__Goal__. Omit all images, then repeat exactly the lines below from the one containing "What Chart.js code" through the one containing "const arcSweep = [176.5, 223.6, 95, 175.7];", both ends included.

━━━━━ Given records

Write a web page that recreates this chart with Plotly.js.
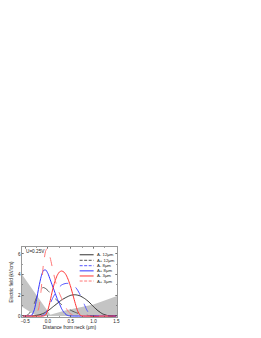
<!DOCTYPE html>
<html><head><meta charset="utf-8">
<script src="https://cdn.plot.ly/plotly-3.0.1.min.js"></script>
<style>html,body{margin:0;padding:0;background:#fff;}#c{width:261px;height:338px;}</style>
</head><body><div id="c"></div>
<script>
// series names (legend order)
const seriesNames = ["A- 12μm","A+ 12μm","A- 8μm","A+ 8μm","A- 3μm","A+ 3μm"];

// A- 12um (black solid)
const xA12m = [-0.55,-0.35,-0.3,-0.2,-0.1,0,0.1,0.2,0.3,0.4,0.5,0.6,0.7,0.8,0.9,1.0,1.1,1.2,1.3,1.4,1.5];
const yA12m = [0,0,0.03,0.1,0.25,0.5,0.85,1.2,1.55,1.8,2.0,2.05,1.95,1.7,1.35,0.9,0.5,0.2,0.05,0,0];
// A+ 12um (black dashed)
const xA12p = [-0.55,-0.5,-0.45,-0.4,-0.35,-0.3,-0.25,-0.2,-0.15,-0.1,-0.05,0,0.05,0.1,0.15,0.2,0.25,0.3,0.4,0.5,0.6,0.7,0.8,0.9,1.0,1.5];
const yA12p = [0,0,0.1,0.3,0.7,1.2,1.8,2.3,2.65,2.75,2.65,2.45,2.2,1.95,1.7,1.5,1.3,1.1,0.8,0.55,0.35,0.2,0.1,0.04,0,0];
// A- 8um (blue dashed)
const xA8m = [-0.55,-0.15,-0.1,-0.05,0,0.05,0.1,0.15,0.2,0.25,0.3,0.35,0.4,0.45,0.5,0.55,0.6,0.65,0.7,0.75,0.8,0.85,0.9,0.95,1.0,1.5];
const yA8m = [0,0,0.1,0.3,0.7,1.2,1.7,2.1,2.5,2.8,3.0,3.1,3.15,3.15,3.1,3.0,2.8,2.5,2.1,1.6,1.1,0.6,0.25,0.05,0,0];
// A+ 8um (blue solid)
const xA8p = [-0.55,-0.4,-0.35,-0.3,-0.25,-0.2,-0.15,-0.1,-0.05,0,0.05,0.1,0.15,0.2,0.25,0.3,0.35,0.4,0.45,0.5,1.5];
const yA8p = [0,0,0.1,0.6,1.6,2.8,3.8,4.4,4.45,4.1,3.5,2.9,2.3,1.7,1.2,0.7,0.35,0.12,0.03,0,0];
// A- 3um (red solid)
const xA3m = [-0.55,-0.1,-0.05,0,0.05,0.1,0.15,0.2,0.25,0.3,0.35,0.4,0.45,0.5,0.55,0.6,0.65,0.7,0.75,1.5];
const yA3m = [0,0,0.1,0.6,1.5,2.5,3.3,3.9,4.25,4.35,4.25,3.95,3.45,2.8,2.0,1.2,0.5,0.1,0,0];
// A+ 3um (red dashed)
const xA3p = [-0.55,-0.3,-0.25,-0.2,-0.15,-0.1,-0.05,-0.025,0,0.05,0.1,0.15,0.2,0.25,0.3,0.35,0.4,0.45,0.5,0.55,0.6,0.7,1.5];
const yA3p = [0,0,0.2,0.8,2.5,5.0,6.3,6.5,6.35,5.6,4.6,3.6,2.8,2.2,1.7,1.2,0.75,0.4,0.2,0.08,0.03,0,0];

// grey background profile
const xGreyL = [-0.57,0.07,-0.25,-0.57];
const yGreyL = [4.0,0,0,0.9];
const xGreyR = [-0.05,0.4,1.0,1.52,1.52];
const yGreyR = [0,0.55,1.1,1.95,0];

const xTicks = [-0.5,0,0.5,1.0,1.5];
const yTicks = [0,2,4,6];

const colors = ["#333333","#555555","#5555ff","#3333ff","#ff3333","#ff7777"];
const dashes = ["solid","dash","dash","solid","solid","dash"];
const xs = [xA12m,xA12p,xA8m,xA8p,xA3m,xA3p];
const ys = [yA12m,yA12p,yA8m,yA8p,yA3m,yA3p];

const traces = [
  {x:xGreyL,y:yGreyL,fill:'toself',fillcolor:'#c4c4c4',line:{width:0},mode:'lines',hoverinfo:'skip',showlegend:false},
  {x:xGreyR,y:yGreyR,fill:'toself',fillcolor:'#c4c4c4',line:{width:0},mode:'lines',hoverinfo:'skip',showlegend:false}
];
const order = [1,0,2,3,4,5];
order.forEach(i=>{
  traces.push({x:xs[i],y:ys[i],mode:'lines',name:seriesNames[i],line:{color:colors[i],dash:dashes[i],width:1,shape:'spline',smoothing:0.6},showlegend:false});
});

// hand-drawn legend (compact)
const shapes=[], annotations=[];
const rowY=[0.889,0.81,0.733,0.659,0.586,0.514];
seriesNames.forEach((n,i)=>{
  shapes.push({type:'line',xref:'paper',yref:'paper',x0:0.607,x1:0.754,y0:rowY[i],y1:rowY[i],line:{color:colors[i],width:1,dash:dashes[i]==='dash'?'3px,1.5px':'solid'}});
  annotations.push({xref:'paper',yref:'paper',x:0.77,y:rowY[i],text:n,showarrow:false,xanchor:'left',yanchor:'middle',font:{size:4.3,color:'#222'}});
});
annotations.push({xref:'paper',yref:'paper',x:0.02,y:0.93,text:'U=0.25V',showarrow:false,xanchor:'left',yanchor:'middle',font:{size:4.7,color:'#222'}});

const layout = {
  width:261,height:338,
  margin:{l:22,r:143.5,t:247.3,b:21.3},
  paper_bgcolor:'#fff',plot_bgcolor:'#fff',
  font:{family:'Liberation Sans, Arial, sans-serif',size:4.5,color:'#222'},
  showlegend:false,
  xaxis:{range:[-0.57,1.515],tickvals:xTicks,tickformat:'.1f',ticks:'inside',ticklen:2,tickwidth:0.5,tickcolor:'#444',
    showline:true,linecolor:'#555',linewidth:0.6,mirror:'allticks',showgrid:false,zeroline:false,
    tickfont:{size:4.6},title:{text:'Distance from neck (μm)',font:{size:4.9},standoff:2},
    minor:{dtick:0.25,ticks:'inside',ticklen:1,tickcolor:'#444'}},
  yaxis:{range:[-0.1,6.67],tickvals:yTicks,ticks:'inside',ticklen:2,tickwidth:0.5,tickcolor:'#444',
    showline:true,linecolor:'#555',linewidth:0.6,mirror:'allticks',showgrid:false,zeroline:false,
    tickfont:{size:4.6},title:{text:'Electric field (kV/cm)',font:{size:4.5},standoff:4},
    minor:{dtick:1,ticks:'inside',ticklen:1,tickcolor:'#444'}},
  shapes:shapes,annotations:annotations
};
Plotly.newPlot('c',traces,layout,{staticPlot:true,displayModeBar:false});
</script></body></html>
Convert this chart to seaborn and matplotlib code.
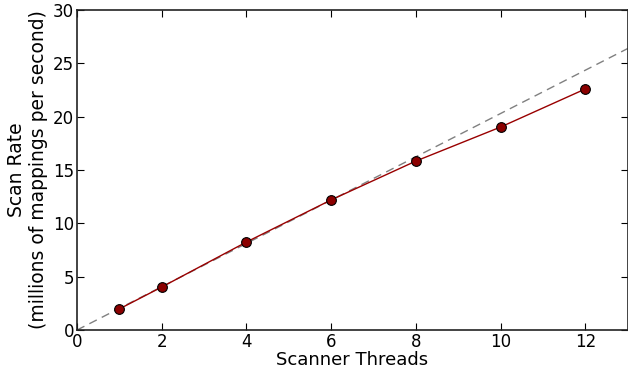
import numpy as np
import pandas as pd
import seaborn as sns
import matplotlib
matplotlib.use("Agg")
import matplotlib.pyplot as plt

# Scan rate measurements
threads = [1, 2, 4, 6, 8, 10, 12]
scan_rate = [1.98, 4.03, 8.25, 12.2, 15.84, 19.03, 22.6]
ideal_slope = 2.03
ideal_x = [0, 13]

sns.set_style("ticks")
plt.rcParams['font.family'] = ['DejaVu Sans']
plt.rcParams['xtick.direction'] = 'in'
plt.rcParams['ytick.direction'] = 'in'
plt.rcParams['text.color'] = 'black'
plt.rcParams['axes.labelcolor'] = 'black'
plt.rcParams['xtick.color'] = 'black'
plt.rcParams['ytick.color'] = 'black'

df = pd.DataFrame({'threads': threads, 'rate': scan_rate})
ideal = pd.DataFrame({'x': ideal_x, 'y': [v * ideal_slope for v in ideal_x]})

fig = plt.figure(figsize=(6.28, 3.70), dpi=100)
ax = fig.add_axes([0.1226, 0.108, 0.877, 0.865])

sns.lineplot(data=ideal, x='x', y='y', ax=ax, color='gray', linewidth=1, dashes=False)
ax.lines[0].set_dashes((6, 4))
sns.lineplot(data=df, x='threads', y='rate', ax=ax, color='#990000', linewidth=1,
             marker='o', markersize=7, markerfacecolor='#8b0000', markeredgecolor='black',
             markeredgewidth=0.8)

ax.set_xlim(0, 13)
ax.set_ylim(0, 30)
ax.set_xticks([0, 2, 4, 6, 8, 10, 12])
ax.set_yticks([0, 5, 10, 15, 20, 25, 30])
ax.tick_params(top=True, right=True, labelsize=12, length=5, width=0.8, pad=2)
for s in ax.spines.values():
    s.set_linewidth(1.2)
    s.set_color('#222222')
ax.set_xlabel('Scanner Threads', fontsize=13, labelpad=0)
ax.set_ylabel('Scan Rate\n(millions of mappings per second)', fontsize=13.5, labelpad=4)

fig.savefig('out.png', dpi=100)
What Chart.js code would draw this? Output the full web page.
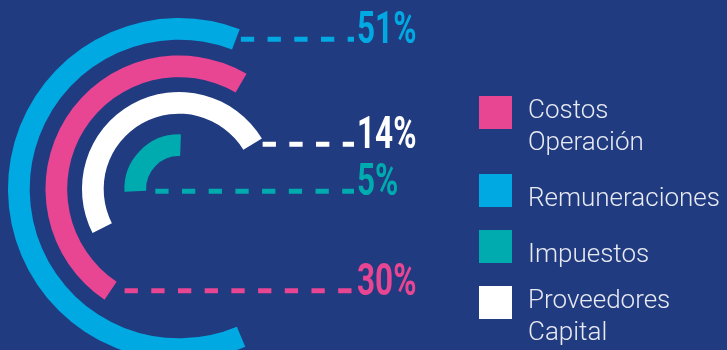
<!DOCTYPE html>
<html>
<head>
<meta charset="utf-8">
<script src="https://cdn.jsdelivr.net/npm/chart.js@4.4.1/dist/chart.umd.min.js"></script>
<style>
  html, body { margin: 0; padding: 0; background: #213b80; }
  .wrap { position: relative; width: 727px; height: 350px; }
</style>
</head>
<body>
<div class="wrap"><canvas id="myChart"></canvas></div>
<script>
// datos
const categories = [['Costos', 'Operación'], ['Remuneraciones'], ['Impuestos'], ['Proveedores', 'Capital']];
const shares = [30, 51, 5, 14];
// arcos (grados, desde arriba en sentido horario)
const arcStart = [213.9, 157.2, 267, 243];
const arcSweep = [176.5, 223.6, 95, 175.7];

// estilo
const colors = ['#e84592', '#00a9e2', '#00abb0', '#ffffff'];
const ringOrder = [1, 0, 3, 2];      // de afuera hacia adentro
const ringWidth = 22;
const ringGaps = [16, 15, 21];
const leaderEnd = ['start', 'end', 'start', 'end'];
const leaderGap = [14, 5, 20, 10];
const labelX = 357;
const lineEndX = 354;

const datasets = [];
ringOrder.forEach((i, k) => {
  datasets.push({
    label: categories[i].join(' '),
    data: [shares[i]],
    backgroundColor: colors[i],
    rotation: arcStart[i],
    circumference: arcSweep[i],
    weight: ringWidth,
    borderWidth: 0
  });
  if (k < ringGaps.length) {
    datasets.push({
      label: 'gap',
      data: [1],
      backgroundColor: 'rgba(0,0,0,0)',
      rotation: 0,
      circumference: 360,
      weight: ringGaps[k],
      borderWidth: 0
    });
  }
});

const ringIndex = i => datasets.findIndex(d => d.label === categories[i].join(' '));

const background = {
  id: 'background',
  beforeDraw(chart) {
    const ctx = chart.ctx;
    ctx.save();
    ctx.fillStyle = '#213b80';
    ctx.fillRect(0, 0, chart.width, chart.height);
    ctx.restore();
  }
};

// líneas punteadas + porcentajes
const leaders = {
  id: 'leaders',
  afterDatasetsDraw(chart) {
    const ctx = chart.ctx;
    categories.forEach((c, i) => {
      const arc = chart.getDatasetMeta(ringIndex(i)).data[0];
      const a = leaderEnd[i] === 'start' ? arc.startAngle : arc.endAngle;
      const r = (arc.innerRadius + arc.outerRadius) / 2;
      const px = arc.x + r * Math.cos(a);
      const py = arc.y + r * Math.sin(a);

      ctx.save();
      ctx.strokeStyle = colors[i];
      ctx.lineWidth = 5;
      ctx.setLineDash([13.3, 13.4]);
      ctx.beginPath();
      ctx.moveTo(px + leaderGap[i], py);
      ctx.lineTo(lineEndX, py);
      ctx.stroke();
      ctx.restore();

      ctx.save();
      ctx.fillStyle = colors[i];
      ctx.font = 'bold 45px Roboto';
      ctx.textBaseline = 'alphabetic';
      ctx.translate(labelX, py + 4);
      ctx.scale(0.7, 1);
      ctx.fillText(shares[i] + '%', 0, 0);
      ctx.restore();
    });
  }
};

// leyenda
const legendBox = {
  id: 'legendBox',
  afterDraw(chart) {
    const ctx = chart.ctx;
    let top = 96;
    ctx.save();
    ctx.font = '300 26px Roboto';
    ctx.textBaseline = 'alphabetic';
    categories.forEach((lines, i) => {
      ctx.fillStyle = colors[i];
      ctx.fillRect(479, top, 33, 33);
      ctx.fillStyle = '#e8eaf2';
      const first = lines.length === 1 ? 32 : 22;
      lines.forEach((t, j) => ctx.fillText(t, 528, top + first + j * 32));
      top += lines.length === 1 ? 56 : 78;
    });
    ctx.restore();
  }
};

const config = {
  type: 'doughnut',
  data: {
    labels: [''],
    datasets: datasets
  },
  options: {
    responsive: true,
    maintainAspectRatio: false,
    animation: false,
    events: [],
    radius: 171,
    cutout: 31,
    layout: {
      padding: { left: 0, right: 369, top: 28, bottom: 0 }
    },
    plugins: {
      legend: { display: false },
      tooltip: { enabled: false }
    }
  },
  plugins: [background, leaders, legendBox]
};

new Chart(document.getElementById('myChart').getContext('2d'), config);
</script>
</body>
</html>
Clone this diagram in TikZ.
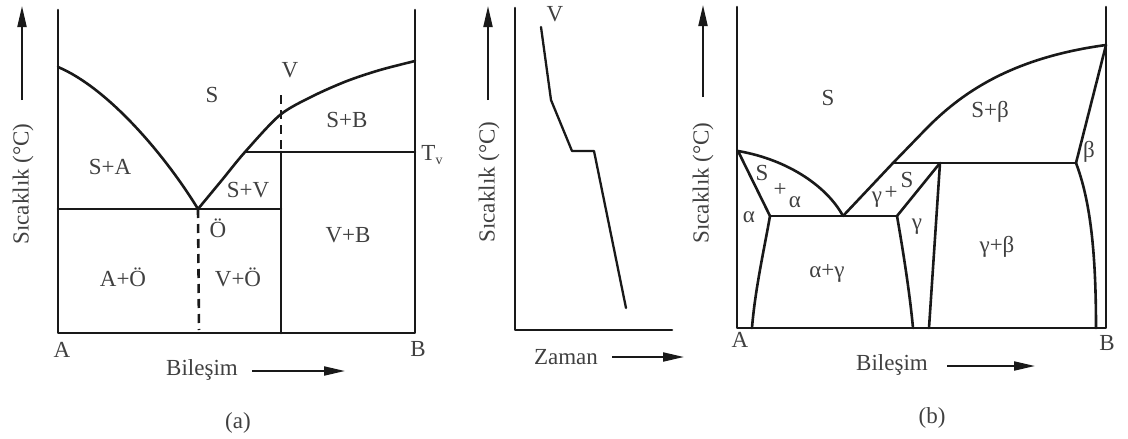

━━━━━━━━━━

__Solution to this problem__.
What Chart.js code would draw this? Output the full web page.
<!DOCTYPE html>
<html>
<head>
<meta charset="utf-8">
<script src="https://cdn.jsdelivr.net/npm/chart.js@4.4.1/dist/chart.umd.min.js"></script>
<style>
  html, body { margin: 0; padding: 0; background: #213b80; }
  .wrap { position: relative; width: 727px; height: 350px; }
</style>
</head>
<body>
<div class="wrap"><canvas id="myChart"></canvas></div>
<script>
// datos
const categories = [['Costos', 'Operación'], ['Remuneraciones'], ['Impuestos'], ['Proveedores', 'Capital']];
const shares = [30, 51, 5, 14];
// arcos (grados, desde arriba en sentido horario)
const arcStart = [213.9, 157.2, 267, 243];
const arcSweep = [176.5, 223.6, 95, 175.7];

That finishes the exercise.